Source: AP Photo/Darron Cummings

Freshman Sen. Alex Padilla (D-CA) on Tuesday made the argument that voting in the United States of America is more difficult than obtaining a rifle. Padilla's words, however, are riddled with errors and based on rhetoric, not facts.

1. Background Checks, IDs, and Private Party Transfers

"There are some shocking disparities in legal state requirements for obtaining a weapon versus casting a ballot," Padilla said. "In 25 states, voters must be registered and have specific forms of ID in order to cast a ballot but those same states allow people to buy rifles without permits and require background checks for no sales."   

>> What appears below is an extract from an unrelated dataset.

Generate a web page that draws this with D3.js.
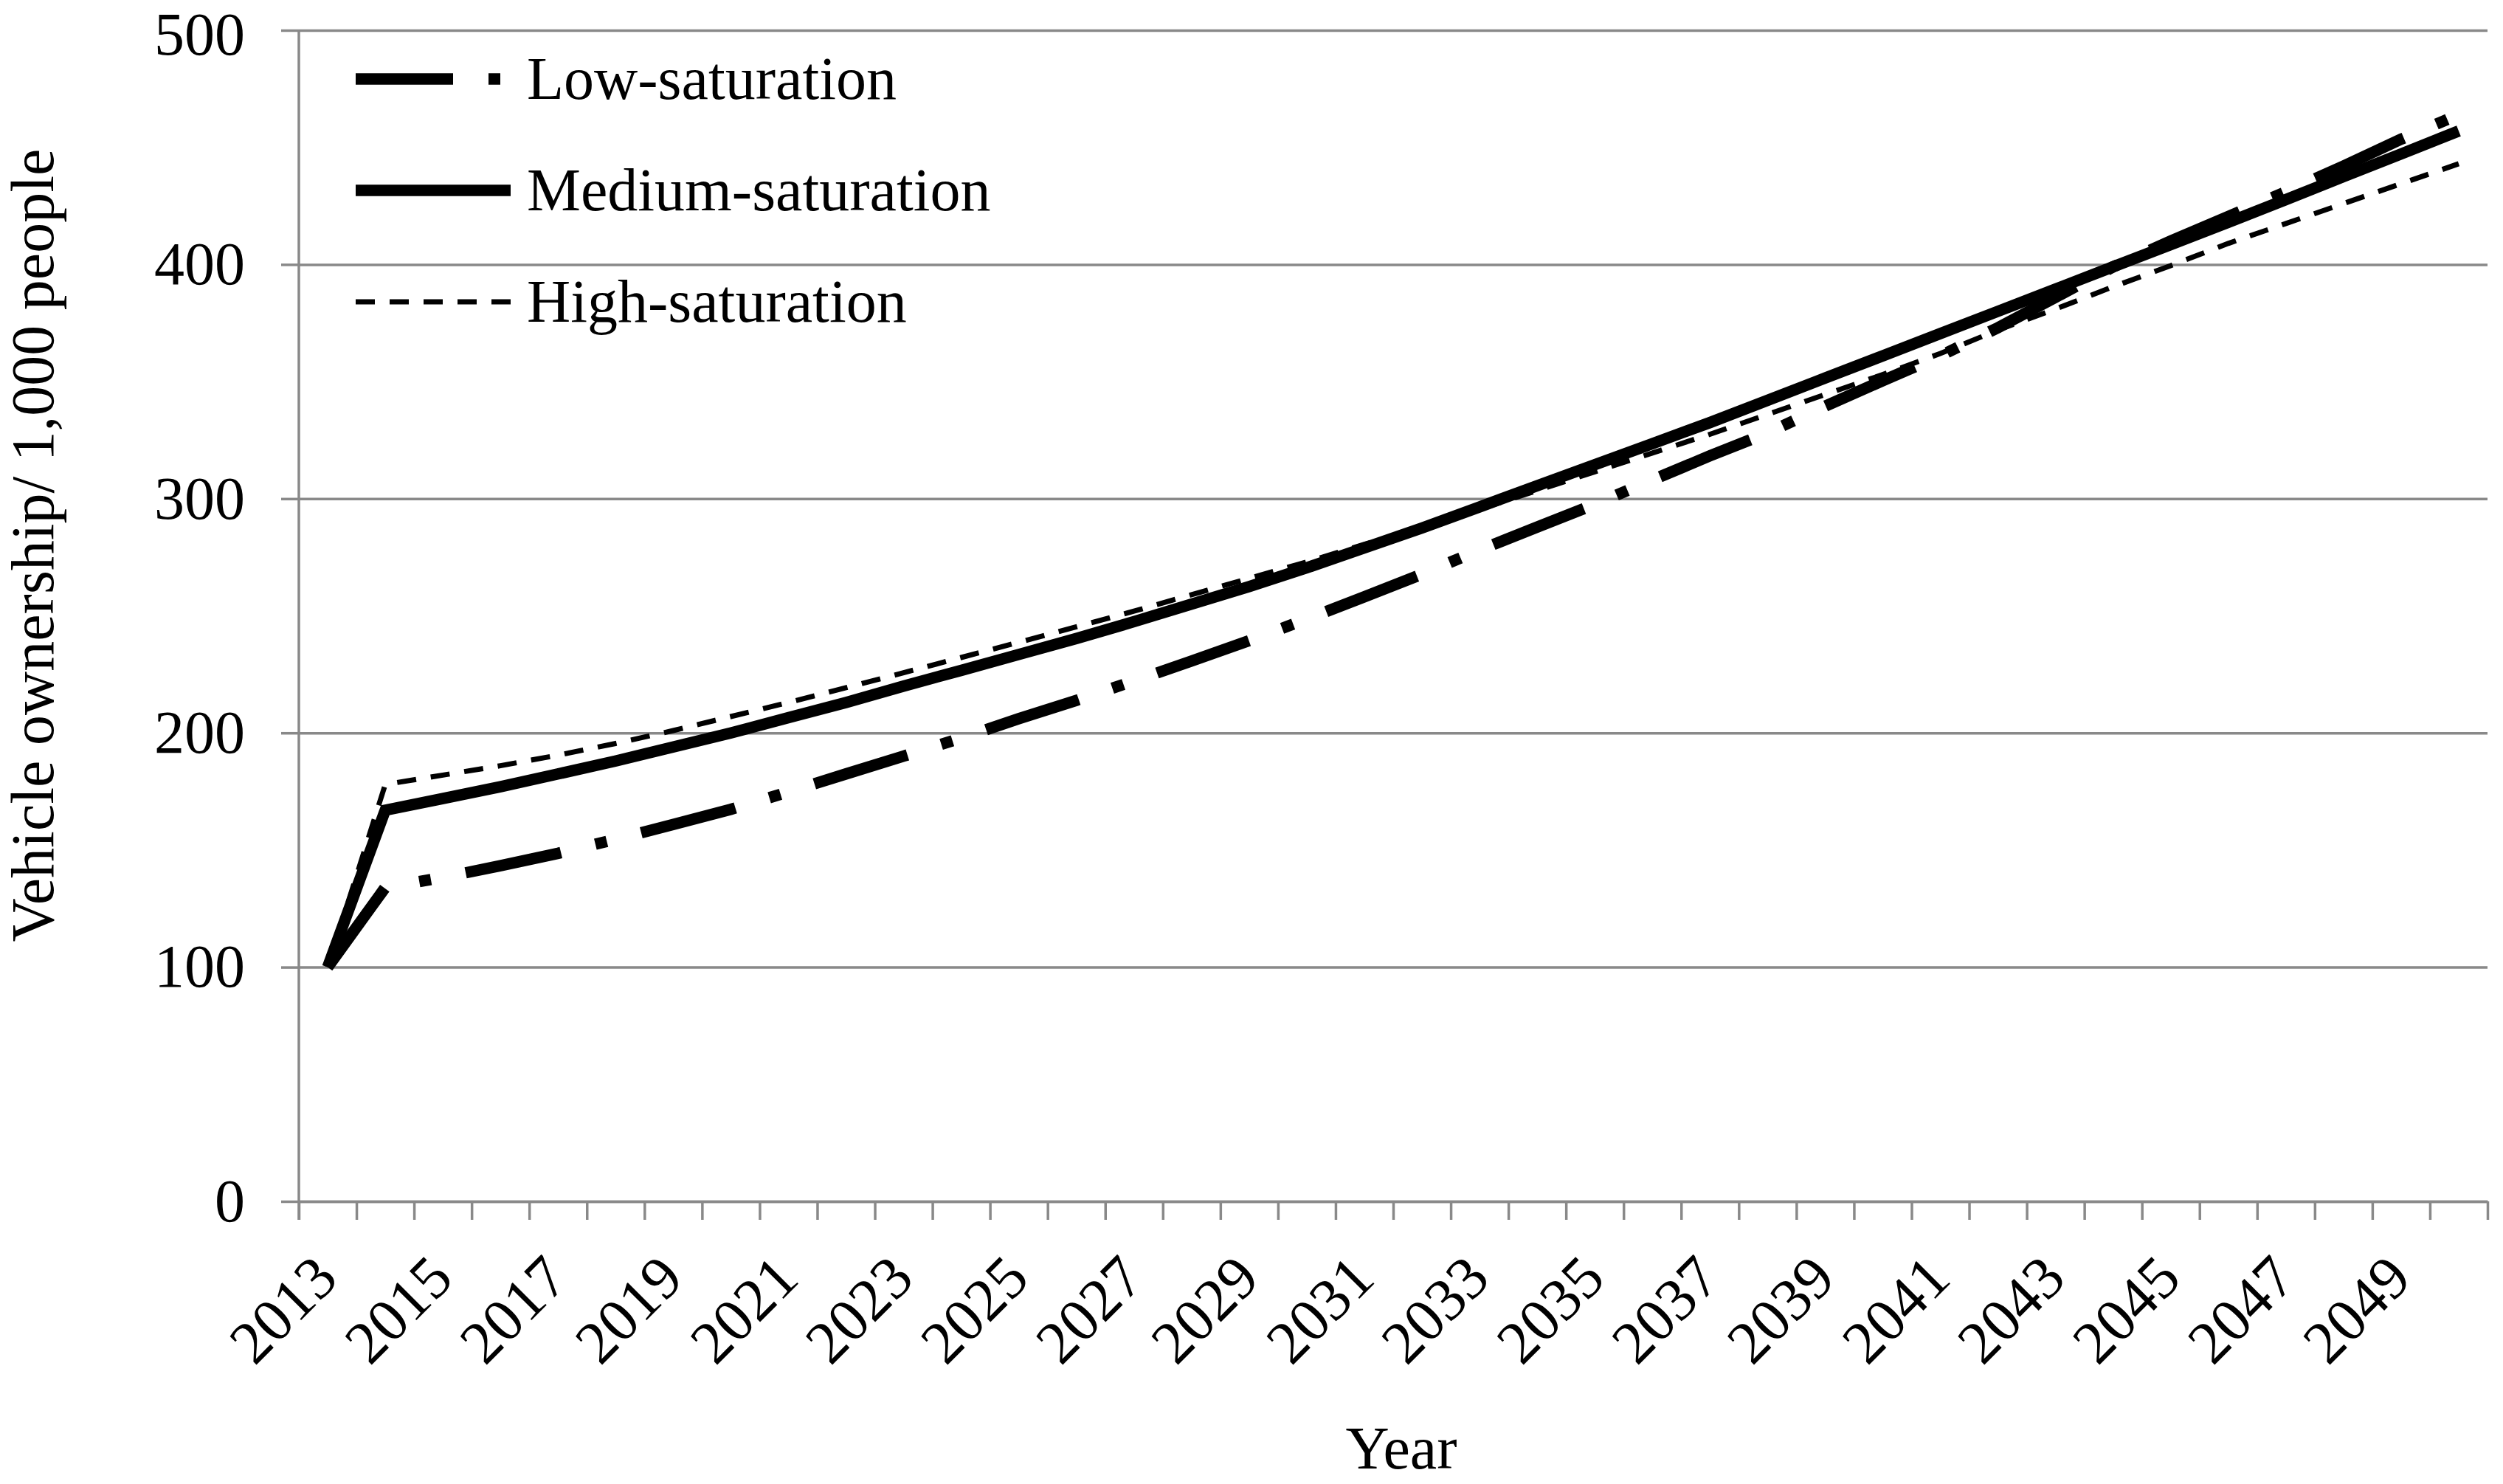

When Padilla says no background checks are required for sales, he is conflating two issues. Whenever a person goes to a Federal Firearms Licensee (FFL) – commonly referred to as a "gun dealer" – the buyer is legally required to fill out a 4473 form so a background check can be completed. That is required for every single gun sale that takes place between a gun dealer and a purchaser. 

What Padilla is referring to is Private Party Transfers (PPTs). That is when two average citizens decide to buy and sell guns to one another.  It can also be when a person gifts a firearm to another family member. There are laws on the books regulating PPTs. Two private parties can transfer firearms to one another without going through an FFL "provided the transferor does not know or have reasonable cause to believe the transferee is prohibited from receiving or possessing firearms under federal law." In some states, like Padilla's home state of California, all PPTs must be done through an FFL, which is essentially a way for the Department of Justice to keep tabs on all guns. It creates a registry, which could later be used down the road for confiscation purposes. And it's why pro-gun supporters take issue with registries. 

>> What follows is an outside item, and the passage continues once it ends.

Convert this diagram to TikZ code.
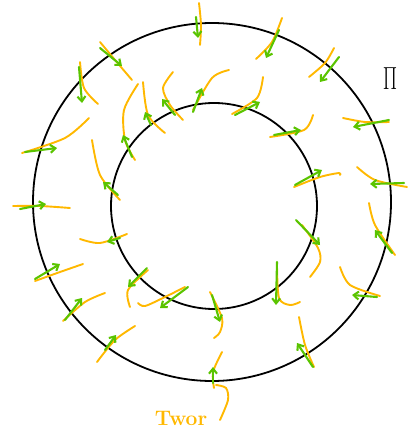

2. Timing of Obtaining a Firearm

"We make it easier to buy a gun than we do to cast a ballot," he said. "New voters are able to obtain a rifle quicker than they're able to cast their first ballot."

I have voted in numerous states. In California, you say your name, give your address, and you're handed a ballot. The person checking you in and handing you your ballot does nothing to verify your identification or you are who you say you are. They assume you're telling the truth. In Idaho, you're required to show your ID, say your name and address, and then you're handed a ballot. Showing an ID takes about 30 seconds to a minute and then you're on your way. 

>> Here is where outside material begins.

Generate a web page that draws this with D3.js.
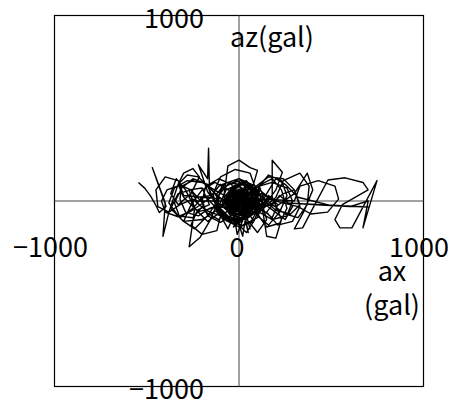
<!DOCTYPE html>
<html>
<head>
<meta charset="utf-8">
<script src="https://d3js.org/d3.v7.min.js"></script>
<style>
  body { margin: 0; background: white; }
  text { font-family: "Noto Sans CJK JP", "DejaVu Sans", sans-serif; fill: black; }
</style>
</head>
<body>
<svg id="chart" width="451" height="403"></svg>
<script>
// orbit of acceleration, ax (horizontal) vs az (vertical), in gal
var ax = [
  -545,-510,-480,-455,-432,-395,-470,-440,-400,-412,
  -380,-330,-300,-250,-215,-260,-330,-370,-340,-290,
  -240,-270,-210,-160,-120,-170,-220,-170,-165,-160,
  -110,-60,-20,-80,-60,0,60,100,70,20,
  -40,-100,-150,-100,-30,30,80,40,-10,-60,
  -20,40,90,130,150,200,230,180,180,235,
  200,140,80,20,-40,-90,-30,40,100,60,
  -10,-70,-20,50,110,160,120,50,-20,-60,
  0,60,30,-40,-80,-30,30,70,20,-30,
  10,50,20,-30,-60,-10,40,0,-50,-20,
  80,200,300,370,400,350,300,345,400,482,
  575,672,700,560,520,547,612,748,672,700,
  600,420,250,699,500,320,250,200,150,100,
  60,100,150,120,60,0,-40,10,60,20,
  -60,-130,-200,-260,-300,-240,-170,-110,-170,-250,
  -310,-350,-320,-250,-190,-130,-80,-20,30,0,
  -50,-10,40,10,-30,20,50,10,-40,-10,
  30,80,40,-10,-50,-20,30,0,-30,20,
  60,100,160,220,260,230,160,110,140,200,
  280,330,300,240,170,90,30,-20,10,0,
  -230,-260,-320,-390,-420,-400,-330,-260,
  -150,-170,-240,-310,-320,-290,-220,-160,
  -10,-40,-110,-180,-200,-170,-100,-30,
  40,0,-70,-120,-110,-50,30,80,60,-10,-90,-130,
  -80,0,70,100,50,-30,-80,-60,20,90,110,40,
  -40,-90,-40,40,100,120,70,-20,-70,-20,50,80,
  40,-30,-50,10,60,30,-20,-30,20,40,0,-20,
  90,110,180,260,290,260,180,110,
  200,240,330,380,370,320,250,
  100,60,-20,-100,-140,-120,-40,50,
  90,30,-40,-70,-30,30,60,20,-30,-10,30,
  -300,-330,-400,-450,-440,-380,-320,
  -250,-180,-100,
  -120,-200,-260,-230,-150,
  -60,0,60,110,80,0,-60,-40,20,50,10,-30,0,
  300,330,430,520,540,480,390,320,
  200,120,60,20,
  120,80,0,-80,-120,-90,0,90,130,100,20,-60,-110,-70,20,100,
  40,20,-20,10,50,30,-10,-30,0,60,20,
  -100,-200,-280,-350,-380,-330,-250,-190,-260,-330,-370,-300,-200,-120,
  -40,80,160,240,300,330,290,210,150,220,290,250,170,90,20,
  -30,40,100,70,-10,-90,-120,-60,10,80,60,0,-50,-20,30,10,
  -60,-150,-220,-280,-330,-300,-230,-160,-200,-270,-240,-170,-100,-150,-210,-180,-110,-50,
  30,120,180,230,260,220,150,100,160,210,180,120,60
];
var az = [
  100,68,28,-15,-62,-30,180,100,-10,-190,
  -60,90,150,175,130,40,-20,40,120,60,
  -40,-247,-195,-110,-20,50,195,120,285,60,
  -60,-150,-60,40,190,220,180,165,60,-40,
  -100,-40,30,90,40,-30,-110,-170,-120,-20,
  70,110,40,-60,-190,-200,-100,20,220,155,
  60,-20,-60,20,60,-30,-80,-50,30,90,
  40,0,-40,10,60,20,-40,-90,-50,30,
  80,40,-30,-70,-10,50,20,-40,-100,-140,
  -60,30,100,70,-20,-50,0,60,20,-30,
  10,-30,40,150,60,-60,-150,-145,-40,113,
  125,100,60,-20,-100,-145,-145,110,-145,0,
  -30,-20,-10,-32,-25,20,90,120,40,-50,
  -120,-170,-100,0,50,10,-30,-70,-20,40,
  60,100,60,-20,-110,-150,-80,10,90,120,
  70,-10,-90,-40,30,-30,-90,-130,-80,0,
  50,90,40,-20,10,50,-10,-50,-20,30,
  70,20,-40,-90,-50,20,0,-30,40,60,
  0,-80,-130,-60,30,110,140,80,0,-50,
  -70,-20,60,40,-20,-40,10,-10,20,0,
  0,60,85,60,0,-60,-85,-55,
  20,90,115,80,10,-60,-80,-40,
  10,90,120,80,0,-80,-115,-70,
  20,90,100,40,-40,-100,-90,-20,60,110,70,-10,
  -90,-120,-60,20,90,80,20,-60,-80,-30,50,100,
  60,-10,-90,-100,-40,30,80,50,-20,-70,-60,0,
  60,30,-30,-50,-10,40,20,-20,-30,10,30,0,
  0,80,100,70,0,-80,-100,-60,
  20,110,150,80,-20,-90,-70,
  40,150,170,130,40,-60,-110,-80,
  10,70,50,-10,-60,-50,10,60,20,-30,0,
  30,110,130,60,-30,-60,-20,
  10,-50,-80,
  -160,-180,-130,-60,-40,
  -30,40,70,10,-70,-90,-40,30,40,-20,-60,-20,20,
  0,80,110,80,10,-60,-70,-30,
  0,40,0,-40,
  -20,-110,-140,-100,-10,90,120,80,-10,-90,-130,-110,-30,60,100,50,
  -60,-190,-60,40,-170,-80,-180,-50,60,-150,0,
  40,100,110,70,-10,-80,-90,-20,60,40,-40,-110,-100,-50,
  30,70,130,120,60,-30,-110,-130,-60,30,-30,-100,-40,20,-10,
  80,110,40,-50,-110,-80,20,90,110,40,-40,-80,-30,40,30,0,
  -20,60,130,140,90,20,-50,-20,70,60,-40,-110,-60,30,20,-60,-100,-40,
  20,90,120,60,-40,-120,-140,-70,30,-20,-90,-40,0
];
var xDomain = [-1000, 1000];
var yDomain = [-1000, 1000];

var svg = d3.select("#chart");
var x0 = 54.5, x1 = 423.5, y0 = 15.5, y1 = 386.5;

var x = d3.scaleLinear().domain(xDomain).range([x0, x1]);
var y = d3.scaleLinear().domain(yDomain).range([y1, y0]);

// frame
svg.append("rect")
  .attr("x", x0).attr("y", y0)
  .attr("width", x1 - x0).attr("height", y1 - y0)
  .attr("fill", "none").attr("stroke", "black").attr("stroke-width", 1.2);

// cross lines through zero
svg.append("line")
  .attr("x1", x(0)).attr("x2", x(0)).attr("y1", y0).attr("y2", y1)
  .attr("stroke", "#444").attr("stroke-width", 1);
svg.append("line")
  .attr("x1", x0).attr("x2", x1).attr("y1", y(0)).attr("y2", y(0))
  .attr("stroke", "#444").attr("stroke-width", 1);

// orbit
var pts = ax.map(function(d, i) { return [d, az[i]]; });
var line = d3.line().x(function(d) { return x(d[0]); }).y(function(d) { return y(d[1]); });
svg.append("path")
  .datum(pts)
  .attr("d", line)
  .attr("fill", "none")
  .attr("stroke", "black")
  .attr("stroke-width", 1.4)
  .attr("stroke-linejoin", "round");

// labels
function label(tx, ty, s, anchor) {
  svg.append("text")
    .attr("x", tx).attr("y", ty)
    .attr("text-anchor", anchor)
    .style("font-size", "27px")
    .text(s);
}
label(204, 28, "1000", "end");
label(204, 399, "\u22121000", "end");
label(88, 257, "\u22121000", "end");
label(389, 257, "1000", "start");
label(237, 257, "0", "middle");
label(230, 47, "az(gal)", "start");
label(392, 281, "ax", "middle");
label(392, 315, "(gal)", "middle");
</script>
</body>
</html>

When purchasing a firearm, assuming it's through an FFL, you're required to fill out a 4473, which includes details like your full name, ID number, address, social security number, and asks a wide range of questions to determine whether or not you're a prohibited posessor. The FFL then takes your 4473 and either uses the online portal or calls the National Crime Information Center to conduct your background check. Depending on how backed up NCIC is, the process can take 20 to 30 minutes. Sometimes they're backed up days at a time so you're left waiting. If you live in a state, like California, that has a waiting period, you conduct your background check and, assuming you're approved, you then wait the ample amount of time to retrieve your firearm (in CA it's 10 days). 

How is this cumbersome process "easier" and "quicker" than voting? 

Democrats are pushing "universal background checks" but the proposed bills have a number of flaws. It's not as straightforward as they make it out to be.